Leaving out every picture, retype the lines below from the top through the one that contains "import plotly.graph_objects as go".

=== INFORMATION SUPPLIED ===

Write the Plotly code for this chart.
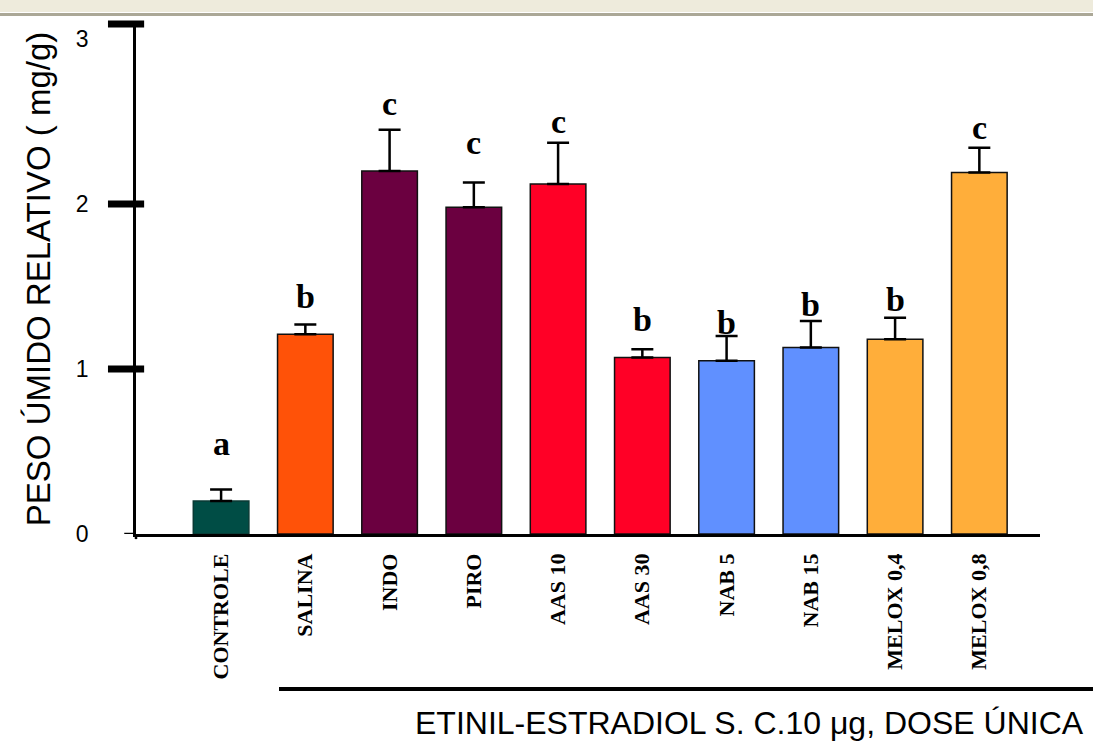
import plotly.graph_objects as go

categories = ["CONTROLE", "SALINA", "INDO", "PIRO", "AAS 10", "AAS 30",
              "NAB 5", "NAB 15", "MELOX 0,4", "MELOX 0,8"]
values = [0.20, 1.21, 2.20, 1.98, 2.12, 1.07, 1.05, 1.13, 1.18, 2.19]
errors = [0.07, 0.06, 0.25, 0.15, 0.25, 0.05, 0.15, 0.16, 0.13, 0.15]
letters = ["a", "b", "c", "c", "c", "b", "b", "b", "b", "c"]
letter_y = [0.55, 1.44, 2.61, 2.37, 2.50, 1.30, 1.28, 1.39, 1.42, 2.46]
colors = ["#004D45", "#FF5208", "#6B0040", "#6B0040", "#FF0026", "#FF0026",
          "#6090FF", "#6090FF", "#FFAE3A", "#FFAE3A"]
line_colors = ["#0A3A34"] + ["#111111"] * 9
ytick_vals = [0, 1, 2, 3]
ytick_text = ["0", "1", "2", "3"]

idx = list(range(len(categories)))

fig = go.Figure()
fig.add_trace(go.Bar(
    x=idx, y=values, width=0.66,
    marker=dict(color=colors, line=dict(color=line_colors, width=1.5)),
    error_y=dict(type="data", array=errors, arrayminus=[0] * len(errors),
                 symmetric=False, color="black", thickness=2.5, width=11),
    showlegend=False,
))

for i, (t, ly) in enumerate(zip(letters, letter_y)):
    fig.add_annotation(x=i, y=ly, text="<b>" + t + "</b>", showarrow=False,
                       font=dict(family="Liberation Serif", size=34, color="black"),
                       xanchor="center", yanchor="middle")

# thick y ticks
for v in [1, 2]:
    fig.add_shape(type="line", xref="paper", yref="y", x0=-0.031, x1=0.009, y0=v, y1=v,
                  line=dict(color="black", width=7))
fig.add_shape(type="line", xref="paper", yref="paper", x0=-0.031, x1=0.009, y0=1, y1=1,
              line=dict(color="black", width=7))
# axis cross extensions
fig.add_shape(type="line", xref="paper", yref="y", x0=-0.013, x1=0, y0=0, y1=0,
              line=dict(color="black", width=2.5))
fig.add_shape(type="line", xref="paper", yref="paper", x0=0, x1=0, y0=-0.01, y1=0,
              line=dict(color="black", width=2.5))

# top decoration band
fig.add_shape(type="rect", xref="paper", yref="paper", x0=-0.2, x1=1.1,
              y0=1 + 12 / 510, y1=1 + 30 / 510, line=dict(width=0),
              fillcolor="#EEEBDC", layer="below")
fig.add_shape(type="line", xref="paper", yref="paper", x0=-0.2, x1=1.1,
              y0=1 + 9.5 / 510, y1=1 + 9.5 / 510, line=dict(color="#ABA897", width=3))

# bottom group line
fig.add_shape(type="line", xref="paper", yref="paper", x0=(279 - 136) / 904, x1=1.1,
              y0=-(689 - 534) / 510, y1=-(689 - 534) / 510, line=dict(color="black", width=4))
fig.add_annotation(xref="paper", yref="paper", x=(749 - 136) / 904, y=-(723 - 534) / 510,
                   text="ETINIL-ESTRADIOL S. C.10 \u03bcg, DOSE \u00daNICA", showarrow=False,
                   font=dict(family="Liberation Sans", size=32, color="black"),
                   xanchor="center", yanchor="middle")

fig.update_layout(
    width=1093, height=743,
    margin=dict(l=136, r=1093 - 1040, t=24, b=743 - 534),
    paper_bgcolor="white", plot_bgcolor="white",
    bargap=0.34,
    xaxis=dict(range=[-1.01, 9.72], tickmode="array", tickvals=idx,
               ticktext=["<b>" + c + "</b>" for c in categories],
               tickangle=-90, showgrid=False, zeroline=False, showline=True,
               linecolor="black", linewidth=2.5, ticks="outside", ticklen=8,
               tickcolor="rgba(0,0,0,0)",
               tickfont=dict(family="Liberation Serif", size=22, color="black")),
    yaxis=dict(range=[0, 3.09], tickmode="array", tickvals=ytick_vals,
               ticktext=ytick_text,
               showgrid=False, zeroline=False, showline=True, linecolor="black",
               linewidth=2.5, ticks="", ticklabelstandoff=40,
               tickfont=dict(family="Liberation Sans", size=23, color="black"),
               title=dict(text="PESO \u00daMIDO RELATIVO ( mg/g)", standoff=16,
                          font=dict(family="Liberation Sans", size=33, color="black"))),
)

fig.write_html("out.html")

===

_WORKED ANSWER_
Write the Plotly code for this chart.
import plotly.graph_objects as go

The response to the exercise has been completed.